There were smaller grants made to proprietors by the crown or by the administrators of the colony. In these cases, the transactions from proprietor to individual often were recorded as private records. Also, some proprietors, most notably in New York state, followed the European custom of renting or leasing the land, rather than selling it outright. These factors can be frustrating for genealogists. Some records, such as those for the Holland Land Company in New York and the Granville grants in North Carolina, are publicly available. Others, such as those for the Otego Patent, also in New York, aren’t public and quite possibly don’t survive.

The close of the Revolution brought concern to the many landholders who held their land by a right from a proprietorship, which usually held its authority from the crown. However, in almost all cases, states recognized that established settlement was a positive thing and accepted these landholders as the valid landowners.

Because recording a deed was at the option of the buyer, some cautious buyers had their patents recorded. More often, you’ll find the grant mentioned in the chain of title when the first individual owner sold the land.

Look at the deed for Edward Halsey (spelling does not seem to have been the scribe’s strong point).

“This Indenture made the twenty seventh day of September in the year of our Lord one thousand seven hundred and ninety 1790 between Edward Halsey of Otego Osago Township Montgomery County and State of New York and Hannah his wife of one part and Thomas Cartwright late of Var- mont now of Otego in County and State afsd of the other part…”

Notice that even the opening of the deed provides helpful information–the given name of Edward’s wife (the only place this is ever mentioned) and, for Cartwright descendants, Thomas’s state of origin.

“one hundred acres strict measure . . . which piece of Land is part of one thousand acres formerly belong to Samuel Alison which part was given unto the sd Edward Halsey and the same conve’d by Deed of Lece and Relece breeing date the seventeenth day of March one thousand seven hundred and seventy five, the same is a part of sixty nine thousand acres formerly granted unto the sd Saml Alison by Thomas Wharton of the City of Phildelphia on the third day of Feabruary 1770 as by the sd patent record in the Secritarys Offics at New York in Libro Number 14 of Patents 535 which may appear by the former grants, and the sd  SamlAlison by Deed of Leace and Releace to the said Edward Halsey his heirs and assigns, and the Lot hereby granted is a part of Lot No. 39.”

The deed mentions Edward Halsey’s 1775 grant as part of the chain of title, a section often found in deeds.

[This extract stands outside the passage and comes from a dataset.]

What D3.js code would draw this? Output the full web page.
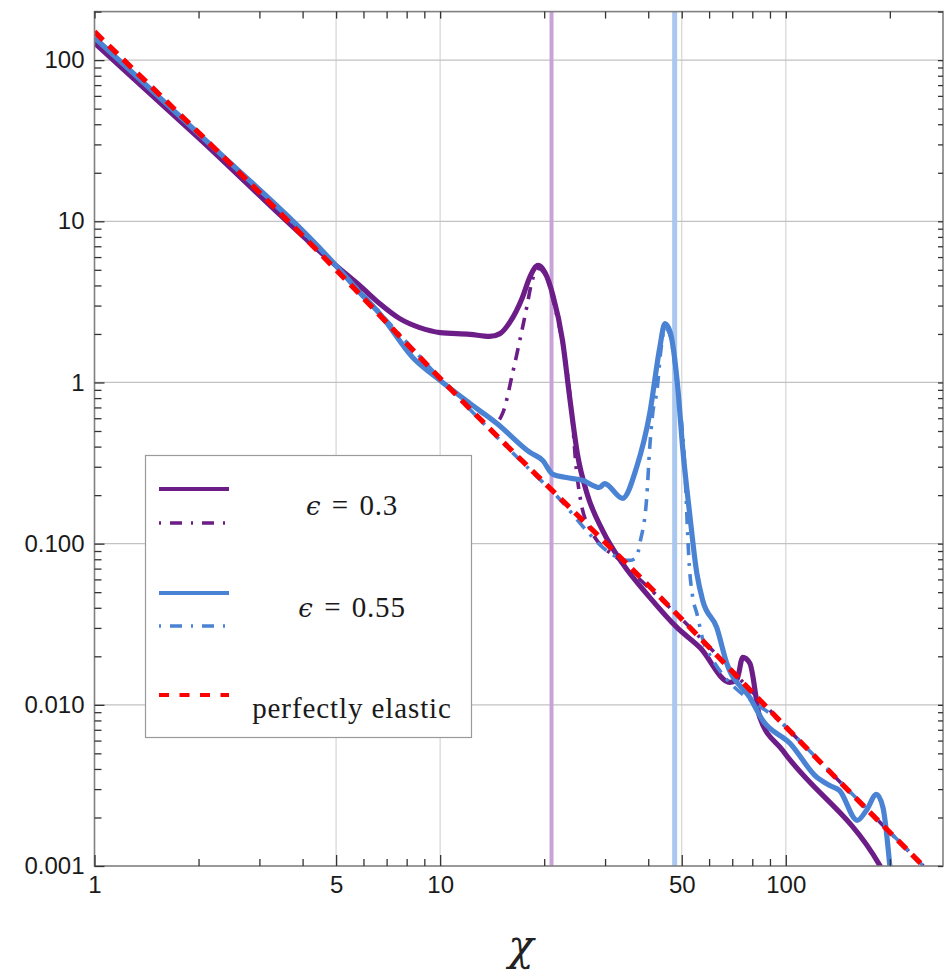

Unfortunately, this 1775 grant does not appear to have been recorded.

It took some digging to figure out what those early records referred to (as has been mentioned, land records can contain confusing elements), but the investigation proved useful to learning more about Edward Halsey’s life. Samuel Alinson was one of sixty-nine proprietors who patented sixty-nine thousand acres as the Otego patent. They took approximately one thousand acres each.

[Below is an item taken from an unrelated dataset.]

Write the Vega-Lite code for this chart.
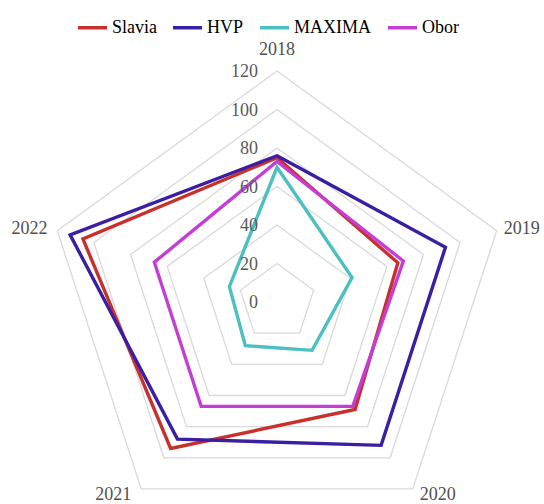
{
  "$schema": "https://vega.github.io/schema/vega-lite/v6.json",
  "width": 544,
  "height": 504,
  "autosize": "none",
  "padding": 0,
  "background": "white",
  "config": {"view": {"stroke": null}},
  "datasets": {
    "scores": [
      {"company": "Slavia", "year": "2018", "value": 75},
      {"company": "Slavia", "year": "2019", "value": 66},
      {"company": "Slavia", "year": "2020", "value": 69},
      {"company": "Slavia", "year": "2021", "value": 94},
      {"company": "Slavia", "year": "2022", "value": 106},
      {"company": "HVP", "year": "2018", "value": 76},
      {"company": "HVP", "year": "2019", "value": 92},
      {"company": "HVP", "year": "2020", "value": 92},
      {"company": "HVP", "year": "2021", "value": 88},
      {"company": "HVP", "year": "2022", "value": 113},
      {"company": "MAXIMA", "year": "2018", "value": 70},
      {"company": "MAXIMA", "year": "2019", "value": 41},
      {"company": "MAXIMA", "year": "2020", "value": 31},
      {"company": "MAXIMA", "year": "2021", "value": 28},
      {"company": "MAXIMA", "year": "2022", "value": 26},
      {"company": "Obor", "year": "2018", "value": 73},
      {"company": "Obor", "year": "2019", "value": 69},
      {"company": "Obor", "year": "2020", "value": 67},
      {"company": "Obor", "year": "2021", "value": 67},
      {"company": "Obor", "year": "2022", "value": 67}
    ],
    "levels": [
      {"level": 0}, {"level": 20}, {"level": 40}, {"level": 60},
      {"level": 80}, {"level": 100}, {"level": 120}
    ],
    "cats": [
      {"year": "2018"}, {"year": "2019"}, {"year": "2020"}, {"year": "2021"}, {"year": "2022"}
    ]
  },
  "encoding": {
    "x": {"field": "px", "type": "quantitative", "scale": {"domain": [-143.9, 138.7], "nice": false, "zero": false}, "axis": null},
    "y": {"field": "py", "type": "quantitative", "scale": {"domain": [-104.9, 156.9], "nice": false, "zero": false}, "axis": null}
  },
  "layer": [
    {
      "data": {"name": "levels"},
      "transform": [
        {"filter": "datum.level > 0"},
        {"calculate": "[0,1,2,3,4]", "as": "k"},
        {"flatten": ["k"]},
        {"calculate": "datum.k*2*PI/5", "as": "ang"},
        {"calculate": "datum.level*sin(datum.ang)", "as": "px"},
        {"calculate": "datum.level*cos(datum.ang)", "as": "py"}
      ],
      "mark": {"type": "line", "interpolate": "linear-closed", "stroke": "#d9d9d9", "strokeWidth": 1.3},
      "encoding": {
        "detail": {"field": "level", "type": "nominal"},
        "order": {"field": "k", "type": "quantitative"}
      }
    },
    {
      "data": {"name": "scores"},
      "transform": [
        {"calculate": "indexof(['2018','2019','2020','2021','2022'], datum.year)", "as": "k"},
        {"calculate": "datum.k*2*PI/5", "as": "ang"},
        {"calculate": "datum.value*sin(datum.ang)", "as": "px"},
        {"calculate": "datum.value*cos(datum.ang)", "as": "py"}
      ],
      "mark": {"type": "line", "interpolate": "linear-closed", "strokeWidth": 3.4},
      "encoding": {
        "color": {
          "field": "company",
          "type": "nominal",
          "scale": {"domain": ["Slavia", "HVP", "MAXIMA", "Obor"], "range": ["#c8312b", "#3a1ea3", "#4cbfc2", "#c43ed6"]},
          "legend": {
            "title": null,
            "orient": "none",
            "legendX": 76,
            "legendY": 11,
            "direction": "horizontal",
            "symbolType": "stroke",
            "symbolSize": 840,
            "symbolStrokeWidth": 3.5,
            "labelFont": "Liberation Serif",
            "labelFontSize": 18,
            "labelFontWeight": "normal",
            "labelOffset": 3,
            "columnPadding": 9,
            "encoding": {"labels": {"update": {"fill": {"scale": "color", "field": "value"}}}}
          }
        },
        "order": {"field": "k", "type": "quantitative"}
      }
    },
    {
      "data": {"name": "levels"},
      "transform": [
        {"calculate": "0", "as": "px"},
        {"calculate": "datum.level", "as": "py"}
      ],
      "mark": {"type": "text", "align": "right", "baseline": "middle", "dx": -19, "dy": 1, "font": "Liberation Serif", "fontSize": 18, "fill": "#595959"},
      "encoding": {"text": {"field": "level", "type": "quantitative"}}
    },
    {
      "data": {"name": "cats"},
      "transform": [
        {"calculate": "indexof(['2018','2019','2020','2021','2022'], datum.year)", "as": "k"},
        {"calculate": "datum.k*2*PI/5", "as": "ang"},
        {"calculate": "120*sin(datum.ang) + (datum.k == 0 ? 0 : (sin(datum.ang) > 0 ? 13 : -14.5))", "as": "px"},
        {"calculate": "120*cos(datum.ang) + (datum.k == 0 ? 11 : (cos(datum.ang) < 0 ? -3 : 1))", "as": "py"}
      ],
      "mark": {"type": "text", "align": "center", "baseline": "middle", "font": "Liberation Serif", "fontSize": 18, "fill": "#505050"},
      "encoding": {"text": {"field": "year", "type": "nominal"}}
    }
  ]
}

The grant to the proprietors had an interesting quirk (fortunately, I didn’t have to read the New York patents; I found it printed in a book). The proprietors would lose the land unless

“. . . within three years next after the date of this our present grant [3 February 1770] settle on the said tract of land hereby granted, so many Families as shall amount to one Family for every thousand Acres . . . also within three years plant and effectually cultivate at the least three Acres for every fifty Acres … capable of cultivation …”

Restrictions such as these were not uncommon in areas where the goal was getting inhabitants onto the land (often with the unstated intentions of pushing the Indians farther west and serving as a buffer). A single element of the metes and-bounds description in Edward’s deed tells us that he was one of those earliest settlers fulfilling that requirement and that he had lived in Otego two years before the date of his patent.

“ . . . beginning at Beach tree by the west side of Otego Creek now dead and fallen down on Lot number 39 & 40 thence runing west fifty chain to  a maple marked on three sides, then north twelve degrees East twenty chain to a stak formley set up for a corner, thence East fifty chain to a Hemlock standing on the bank of Oreo [sic] Creek marked thus E. H. 1773 thence down sd Creek to the place of beginning . . .”

Some proprietorships first had the land surveyed into lots and then sold the land on a lot -by-lot basis. In the Otego patent above, each proprietor got a numbered lot, but how he divided that lot was his business.

Most proprietors, however, sold land described by metes and bounds. The individual chose the exact boundaries of the land he wished to obtain, and a survey was then done (the indiscriminate-survey system). The title transferred via patent, grant, or other instrument according to the survey description.